Art school to add metal studios

EUREKA SPRINGS - A cleared, flattened stretch of land on a forested hilltop is ready for construction of a new “heavy metal” studio for the Eureka Springs School of the Arts.

Growing interest in working with metals led the nonprofit school’s leadership to begin work on a studio to provide classroom space for artists interested in welding and blacksmithing, said Peggy Kjelgaard, executive director. The site is hidden from view from U.S. 62 in the center of a 32-acre site the school hopes to develop as part of a long-range plan.

“We have been dreaming about this for a long time,” Kjelgaard said.

The property currently consists of a two-story house, a separate building for making jewelry and a building that houses kilns.

The school offers two- to five-day workshops in the fall, spring and summer, primarily for adults interested in unleashing their creativity on canvases, pottery, jewelry and sculpture. The classes draw between 200 and 250 students annually.

A groundbreaking ceremony is planned at 4 p.m. today at Eureka Springs School of the Arts, 15751 W. U.S. 62, five miles outside of Eureka Springs. Kjelgaard is working to hire a contractor with the goal to finish the building in February or March and open it toward the end of May.

Kjelgaard also plans to visit the Penland School of Crafts in North Carolina to study the school’s iron studio to identify equipment for the new studio.

Eureka Springs School of the Arts received a donation from an anonymous donor to pay for the project, she said.
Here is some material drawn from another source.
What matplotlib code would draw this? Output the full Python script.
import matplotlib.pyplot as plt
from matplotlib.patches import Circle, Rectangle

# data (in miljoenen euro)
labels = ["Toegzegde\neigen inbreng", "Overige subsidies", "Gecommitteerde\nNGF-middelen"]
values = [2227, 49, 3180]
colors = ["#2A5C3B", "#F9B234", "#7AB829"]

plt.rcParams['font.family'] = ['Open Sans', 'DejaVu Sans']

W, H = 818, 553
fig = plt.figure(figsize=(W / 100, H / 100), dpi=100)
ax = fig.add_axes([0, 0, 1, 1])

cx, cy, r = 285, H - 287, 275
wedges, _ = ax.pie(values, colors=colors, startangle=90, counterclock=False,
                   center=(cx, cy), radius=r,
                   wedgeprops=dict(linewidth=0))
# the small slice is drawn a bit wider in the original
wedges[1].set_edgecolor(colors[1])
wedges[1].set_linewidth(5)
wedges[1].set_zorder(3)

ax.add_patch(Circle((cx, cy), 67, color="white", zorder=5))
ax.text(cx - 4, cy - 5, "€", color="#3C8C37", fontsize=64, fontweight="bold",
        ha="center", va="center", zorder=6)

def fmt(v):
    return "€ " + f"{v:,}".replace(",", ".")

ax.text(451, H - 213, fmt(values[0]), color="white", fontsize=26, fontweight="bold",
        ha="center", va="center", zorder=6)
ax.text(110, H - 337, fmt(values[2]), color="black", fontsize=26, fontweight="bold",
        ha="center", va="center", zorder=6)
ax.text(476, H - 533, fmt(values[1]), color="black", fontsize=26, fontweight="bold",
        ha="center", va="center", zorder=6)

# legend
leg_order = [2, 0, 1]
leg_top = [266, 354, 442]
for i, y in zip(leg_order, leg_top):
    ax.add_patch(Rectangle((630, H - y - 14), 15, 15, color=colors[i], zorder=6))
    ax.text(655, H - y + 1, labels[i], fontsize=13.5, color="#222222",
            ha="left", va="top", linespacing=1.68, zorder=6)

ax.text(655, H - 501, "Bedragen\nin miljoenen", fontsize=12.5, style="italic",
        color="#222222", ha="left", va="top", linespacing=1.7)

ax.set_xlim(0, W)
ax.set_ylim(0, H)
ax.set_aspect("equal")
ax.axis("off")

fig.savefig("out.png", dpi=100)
“Someone believed in us enough to give us not only funding for this studio, but operational funding,” Kjelgaard said. “It makes other people believe in you. It’s the art education. It’s getting the opportunity to teach these classes right.”

The school began developing metals programs in 2007 after Bob Reese, a metal artist,retired and donated much of his equipment and supplies to the school, Kjelgaard said. Students started signing up for the classes, which required oxygen and acetylene tanks, welders and stainless steel. Classes met outside.

Students then requested a blacksmith class.

Jim Wallace, founder and past director of the National Ornamental Metal Museum in Memphis, Tenn., conducted a blacksmith class in 2008 in the school’s backyard, but the school lacked enough anvils and forges to meet the needs of the class.

Blacksmith classes continued in area metal artists’ studios, but the school directors desired a heavy metal facility.

When they finish a class, students complete evaluation forms, Kjelgaard said. They frequently leave comments about their desire to take metals classes or comment that the facilities need to be improved. The school offers 10 metals classes.

Mary Springer, one of the school’s founders and a board member, said she and her 13-year-old grandson took a metal sculpture class involving welding this year. She said her grandson, who received special permission to take the class, took to the art form.

“There’s a future for some of the young people to learn trades,” Springer said. “It just opens doors in so many areas.”

Metal sculptor Wayne Summerhill of Hot Springs, who taught the course for Springer and her grandson, said he enjoys seeing the creativity of those who enroll in his week long metal sculpture class offered every spring at the school.

“You can be so three-dimensional with it,” Summerhill said.

The metal sculpture class so far has met outdoors. Sculpting with metal gets especially hot with the fire from welding torches and the late spring sun, he said. The artists in training have to share equipment, which sometimes limits what they can accomplish in a week.

Summerhill often brings his own tools, but having enough tools for eight students is difficult.

The new studio will provide classroom space and equipment that have been limited,he said.

Enrollment in his spring class has grown in five years from five students to eight students, he said. Some students have taken his class more than once. Each class begins with a day of instruction on safety, the use power tools and welding techniques.

Summerhill instructs his artists in training to think of a project to begin the next day.

“Students are really happy if they go home with a finished piece,” he said.

The Eureka Springs School of the Arts began in 1998 as a “school without walls,” offering classes taught by artists in their studios, Kjelgaard said. The school received its nonprofit status in 2001, hired its first executive director in 2004 and opened a starter campus.

The organization bought land in 2009 and 2011 around the campus and last year developed a long-range plan for the site, Kjelgaard said.

The plan includes a handful of new studios, two dormitories, four cottages for instructors and a large building to house administration and provide a cafeteria, Kjelgaard said.